Another thing you might try your timing after you have run a warm up test to make sure the card has turned off all powersaving measures. Fermi cards while power beasts try to turn off transistors any chance they get.

Hope that helps.

Ahh right, sorry I thought that was a paste-o.

Ask the vendor I guess.

It is probably hitting some limit and swapping device memory around with the host. I would guess that 15ms pretty much suggests it’s crossing the PCIe bus. If you have time (to waste!) you could perhaps see if there’s a point at which this limit occurs and re-arrange the code to be within the limits, or buy different hardware.

ok, some additions.

we see the mentioned behavior under Windows 7, the exact same program running under Linux does not show the high times required for the acquire and release actions.

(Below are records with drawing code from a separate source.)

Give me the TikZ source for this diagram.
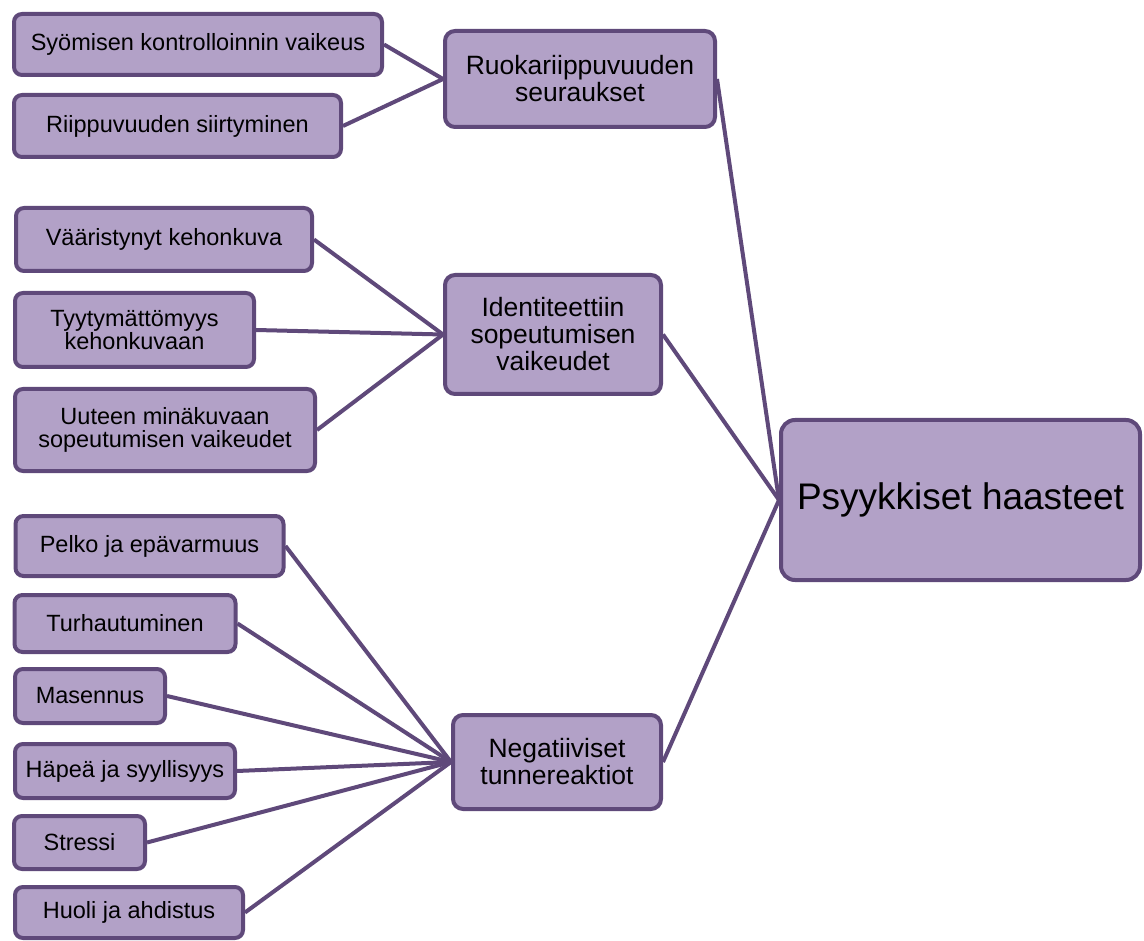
\documentclass[tikz,border=0pt]{standalone}
\usepackage{fontspec}
\setmainfont{Liberation Sans}
\definecolor{boxfill}{HTML}{B2A1C7}
\definecolor{boxline}{HTML}{5F497A}
\begin{document}
\begin{tikzpicture}[x=1pt,y=-1pt,
  box/.style={draw=boxline, fill=boxfill, line width=4pt, rounded corners=8pt,
    inner sep=0pt, align=center, text=black},
  leaf/.style={box, font=\fontsize{23.5}{22.5}\selectfont},
  mid/.style={box, rounded corners=10pt, font=\fontsize{26.5}{27}\selectfont},
  root/.style={box, rounded corners=14pt, font=\fontsize{37}{40}\selectfont},
  link/.style={draw=boxline, line width=4pt}]
\useasboundingbox (0,0) rectangle (1144,941);

% root
\node[root, minimum width=359pt, minimum height=160pt] (psy) at (960.5,500) {Psyykkiset haasteet};

% middle level
\node[mid, minimum width=270pt, minimum height=96pt] (ruo) at (580,79) {Ruokariippuvuuden\\seuraukset};
\node[mid, minimum width=216pt, minimum height=119pt] (ide) at (553,334.5) {Identiteettiin\\sopeutumisen\\vaikeudet};
\node[mid, minimum width=208pt, minimum height=94pt] (neg) at (557,762) {Negatiiviset\\tunnereaktiot};

% leaves
\node[leaf, minimum width=368pt, minimum height=61pt] (syo) at (198,44.5) {Syömisen kontrolloinnin vaikeus};
\node[leaf, minimum width=327pt, minimum height=62pt] (rii) at (177.5,126) {Riippuvuuden siirtyminen};

\node[leaf, minimum width=296pt, minimum height=63pt] (vaa) at (164,239.5) {Vääristynyt kehonkuva};
\node[leaf, minimum width=239pt, minimum height=74pt] (tyy) at (134.5,330) {Tyytymättömyys\\kehonkuvaan};
\node[leaf, minimum width=300pt, minimum height=82pt] (uut) at (165,430) {Uuteen minäkuvaan\\sopeutumisen vaikeudet};

\node[leaf, minimum width=268pt, minimum height=60pt] (pel) at (149.5,546) {Pelko ja epävarmuus};
\node[leaf, minimum width=221pt, minimum height=57pt] (tur) at (125,623.5) {Turhautuminen};
\node[leaf, minimum width=150pt, minimum height=54pt] (mas) at (90,696) {Masennus};
\node[leaf, minimum width=220pt, minimum height=54pt] (hap) at (125,771) {Häpeä ja syyllisyys};
\node[leaf, minimum width=131pt, minimum height=53pt] (str) at (79.5,842.5) {Stressi};
\node[leaf, minimum width=228pt, minimum height=51pt] (huo) at (129,912.5) {Huoli ja ahdistus};

% connectors
\foreach \a/\b in {ruo/psy, ide/psy, neg/psy,
                   syo/ruo, rii/ruo,
                   vaa/ide, tyy/ide, uut/ide,
                   pel/neg, tur/neg, mas/neg, hap/neg, str/neg, huo/neg}
  \draw[link] (\a.east) -- (\b.west);
\end{tikzpicture}
\end{document}
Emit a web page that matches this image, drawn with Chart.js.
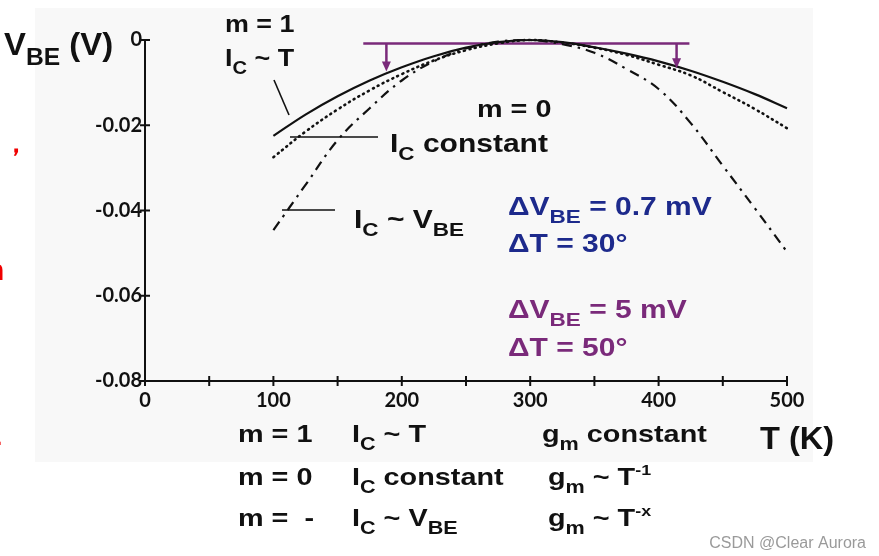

I contacted Nvidia and their answer was something like this: “Try CUDA and we will help you solve your performance problems”… No thank you, it was a conscious decision to use OpenCL over CUDA.

Hah! How nice of them, although hardly surprising. We recently ditched them for amd, but they have their own troubles and fairly different performance characteristics to deal with …

I had some troubles with windows and opencl from Java - but it was due to Swing using direct2d in places (i presume) and requiring very slow context switches.